> SHORT EXERCISE
All of the material should be reproduced exactly, with pictures left out.

> INFORMATION SHOWN
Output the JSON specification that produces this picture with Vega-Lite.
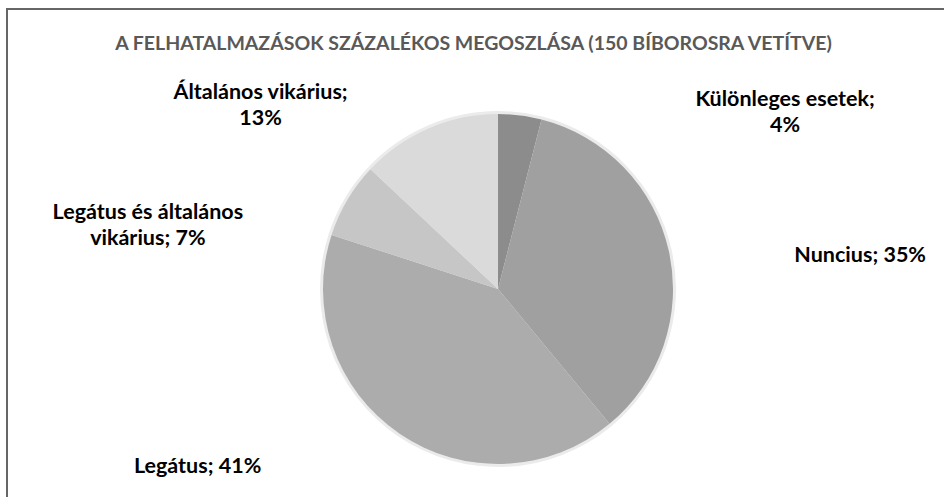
{
  "$schema": "https://vega.github.io/schema/vega-lite/v6.json",
  "width": 937,
  "height": 488,
  "autosize": "none",
  "padding": {"left": 7, "top": 9, "right": 0, "bottom": 0},
  "background": "white",
  "view": {"stroke": "#666666", "strokeWidth": 2, "strokeDash": [937, 1425, 490], "fill": "white"},
  "title": {
    "text": "A FELHATALMAZÁSOK SZÁZALÉKOS MEGOSZLÁSA (150 BÍBOROSRA VETÍTVE)",
    "font": "Lato",
    "fontSize": 19.5,
    "fontWeight": "bold",
    "color": "#595959",
    "anchor": "middle",
    "baseline": "middle",
    "dx": -2,
    "offset": -54
  },
  "data": {
    "values": [
      {"cat": "Különleges esetek", "pct": 4, "n": 1, "label": "Különleges esetek;\n4%"},
      {"cat": "Nuncius", "pct": 35, "n": 2, "label": "Nuncius; 35%"},
      {"cat": "Legátus", "pct": 41, "n": 3, "label": "Legátus; 41%"},
      {"cat": "Legátus és általános vikárius", "pct": 7, "n": 4, "label": "Legátus és általános\nvikárius; 7%"},
      {"cat": "Általános vikárius", "pct": 13, "n": 5, "label": "Általános vikárius;\n13%"}
    ]
  },
  "transform": [
    {"stack": "pct", "groupby": [], "sort": [{"field": "n", "order": "ascending"}], "as": ["t0", "t1"]},
    {"calculate": "(datum.t0 + datum.t1) / 2", "as": "tm"}
  ],
  "layer": [
    {
      "mark": {"type": "arc", "radius": 178, "color": "#ebebeb", "x": {"expr": "width/2 + 22.5"}, "y": {"expr": "height/2 + 36"}},
      "encoding": {
        "theta": {"field": "t0", "type": "quantitative", "scale": {"domain": [0, 100]}},
        "theta2": {"field": "t1"}
      }
    },
    {
      "mark": {"type": "arc", "radius": 175, "x": {"expr": "width/2 + 22.5"}, "y": {"expr": "height/2 + 36"}},
      "encoding": {
        "theta": {"field": "t0", "type": "quantitative", "scale": {"domain": [0, 100]}},
        "theta2": {"field": "t1"},
        "color": {
          "field": "cat",
          "type": "nominal",
          "scale": {
            "domain": ["Különleges esetek", "Nuncius", "Legátus", "Legátus és általános vikárius", "Általános vikárius"],
            "range": ["#8c8c8c", "#a0a0a0", "#acacac", "#c6c6c6", "#dadada"]
          },
          "legend": null
        }
      }
    },
    {
      "transform": [{"filter": "datum.n == 1"}],
      "mark": {"type": "text", "radius": 200, "x": {"expr": "width/2 + 22.5"}, "y": {"expr": "height/2 + 36"}, "dx": 262, "dy": 9, "font": "Lato", "fontSize": 21.5, "fontWeight": "bold", "color": "#000000", "align": "center", "baseline": "middle", "lineBreak": "\n", "lineHeight": 26},
      "encoding": {"theta": {"field": "tm", "type": "quantitative"}, "text": {"field": "label"}}
    },
    {
      "transform": [{"filter": "datum.n == 2"}],
      "mark": {"type": "text", "radius": 200, "x": {"expr": "width/2 + 22.5"}, "y": {"expr": "height/2 + 36"}, "dx": 167, "dy": 11, "font": "Lato", "fontSize": 21.5, "fontWeight": "bold", "color": "#000000", "align": "center", "baseline": "middle", "lineBreak": "\n", "lineHeight": 26},
      "encoding": {"theta": {"field": "tm", "type": "quantitative"}, "text": {"field": "label"}}
    },
    {
      "transform": [{"filter": "datum.n == 3"}],
      "mark": {"type": "text", "radius": 200, "x": {"expr": "width/2 + 22.5"}, "y": {"expr": "height/2 + 36"}, "dx": -188, "dy": 13, "font": "Lato", "fontSize": 21.5, "fontWeight": "bold", "color": "#000000", "align": "center", "baseline": "middle", "lineBreak": "\n", "lineHeight": 26},
      "encoding": {"theta": {"field": "tm", "type": "quantitative"}, "text": {"field": "label"}}
    },
    {
      "transform": [{"filter": "datum.n == 4"}],
      "mark": {"type": "text", "radius": 200, "x": {"expr": "width/2 + 22.5"}, "y": {"expr": "height/2 + 36"}, "dx": -178, "dy": 26, "font": "Lato", "fontSize": 21.5, "fontWeight": "bold", "color": "#000000", "align": "center", "baseline": "middle", "lineBreak": "\n", "lineHeight": 26},
      "encoding": {"theta": {"field": "tm", "type": "quantitative"}, "text": {"field": "label"}}
    },
    {
      "transform": [{"filter": "datum.n == 5"}],
      "mark": {"type": "text", "radius": 200, "x": {"expr": "width/2 + 22.5"}, "y": {"expr": "height/2 + 36"}, "dx": -158, "dy": -12, "font": "Lato", "fontSize": 21.5, "fontWeight": "bold", "color": "#000000", "align": "center", "baseline": "middle", "lineBreak": "\n", "lineHeight": 26},
      "encoding": {"theta": {"field": "tm", "type": "quantitative"}, "text": {"field": "label"}}
    }
  ]
}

> EXERCISE RESULT
Output the JSON specification that produces this picture with Vega-Lite.
{
  "$schema": "https://vega.github.io/schema/vega-lite/v6.json",
  "width": 937,
  "height": 488,
  "autosize": "none",
  "padding": {"left": 7, "top": 9, "right": 0, "bottom": 0},
  "background": "white",
  "view": {"stroke": "#666666", "strokeWidth": 2, "strokeDash": [937, 1425, 490], "fill": "white"},
  "title": {
    "text": "A FELHATALMAZÁSOK SZÁZALÉKOS MEGOSZLÁSA (150 BÍBOROSRA VETÍTVE)",
    "font": "Lato",
    "fontSize": 19.5,
    "fontWeight": "bold",
    "color": "#595959",
    "anchor": "middle",
    "baseline": "middle",
    "dx": -2,
    "offset": -54
  },
  "data": {
    "values": [
      {"cat": "Különleges esetek", "pct": 4, "n": 1, "label": "Különleges esetek;\n4%"},
      {"cat": "Nuncius", "pct": 35, "n": 2, "label": "Nuncius; 35%"},
      {"cat": "Legátus", "pct": 41, "n": 3, "label": "Legátus; 41%"},
      {"cat": "Legátus és általános vikárius", "pct": 7, "n": 4, "label": "Legátus és általános\nvikárius; 7%"},
      {"cat": "Általános vikárius", "pct": 13, "n": 5, "label": "Általános vikárius;\n13%"}
    ]
  },
  "transform": [
    {"stack": "pct", "groupby": [], "sort": [{"field": "n", "order": "ascending"}], "as": ["t0", "t1"]},
    {"calculate": "(datum.t0 + datum.t1) / 2", "as": "tm"}
  ],
  "layer": [
    {
      "mark": {"type": "arc", "radius": 178, "color": "#ebebeb", "x": {"expr": "width/2 + 22.5"}, "y": {"expr": "height/2 + 36"}},
      "encoding": {
        "theta": {"field": "t0", "type": "quantitative", "scale": {"domain": [0, 100]}},
        "theta2": {"field": "t1"}
      }
    },
    {
      "mark": {"type": "arc", "radius": 175, "x": {"expr": "width/2 + 22.5"}, "y": {"expr": "height/2 + 36"}},
      "encoding": {
        "theta": {"field": "t0", "type": "quantitative", "scale": {"domain": [0, 100]}},
        "theta2": {"field": "t1"},
        "color": {
          "field": "cat",
          "type": "nominal",
          "scale": {
            "domain": ["Különleges esetek", "Nuncius", "Legátus", "Legátus és általános vikárius", "Általános vikárius"],
            "range": ["#8c8c8c", "#a0a0a0", "#acacac", "#c6c6c6", "#dadada"]
          },
          "legend": null
        }
      }
    },
    {
      "transform": [{"filter": "datum.n == 1"}],
      "mark": {"type": "text", "radius": 200, "x": {"expr": "width/2 + 22.5"}, "y": {"expr": "height/2 + 36"}, "dx": 262, "dy": 9, "font": "Lato", "fontSize": 21.5, "fontWeight": "bold", "color": "#000000", "align": "center", "baseline": "middle", "lineBreak": "\n", "lineHeight": 26},
      "encoding": {"theta": {"field": "tm", "type": "quantitative"}, "text": {"field": "label"}}
    },
    {
      "transform": [{"filter": "datum.n == 2"}],
      "mark": {"type": "text", "radius": 200, "x": {"expr": "width/2 + 22.5"}, "y": {"expr": "height/2 + 36"}, "dx": 167, "dy": 11, "font": "Lato", "fontSize": 21.5, "fontWeight": "bold", "color": "#000000", "align": "center", "baseline": "middle", "lineBreak": "\n", "lineHeight": 26},
      "encoding": {"theta": {"field": "tm", "type": "quantitative"}, "text": {"field": "label"}}
    },
    {
      "transform": [{"filter": "datum.n == 3"}],
      "mark": {"type": "text", "radius": 200, "x": {"expr": "width/2 + 22.5"}, "y": {"expr": "height/2 + 36"}, "dx": -188, "dy": 13, "font": "Lato", "fontSize": 21.5, "fontWeight": "bold", "color": "#000000", "align": "center", "baseline": "middle", "lineBreak": "\n", "lineHeight": 26},
      "encoding": {"theta": {"field": "tm", "type": "quantitative"}, "text": {"field": "label"}}
    },
    {
      "transform": [{"filter": "datum.n == 4"}],
      "mark": {"type": "text", "radius": 200, "x": {"expr": "width/2 + 22.5"}, "y": {"expr": "height/2 + 36"}, "dx": -178, "dy": 26, "font": "Lato", "fontSize": 21.5, "fontWeight": "bold", "color": "#000000", "align": "center", "baseline": "middle", "lineBreak": "\n", "lineHeight": 26},
      "encoding": {"theta": {"field": "tm", "type": "quantitative"}, "text": {"field": "label"}}
    },
    {
      "transform": [{"filter": "datum.n == 5"}],
      "mark": {"type": "text", "radius": 200, "x": {"expr": "width/2 + 22.5"}, "y": {"expr": "height/2 + 36"}, "dx": -158, "dy": -12, "font": "Lato", "fontSize": 21.5, "fontWeight": "bold", "color": "#000000", "align": "center", "baseline": "middle", "lineBreak": "\n", "lineHeight": 26},
      "encoding": {"theta": {"field": "tm", "type": "quantitative"}, "text": {"field": "label"}}
    }
  ]
}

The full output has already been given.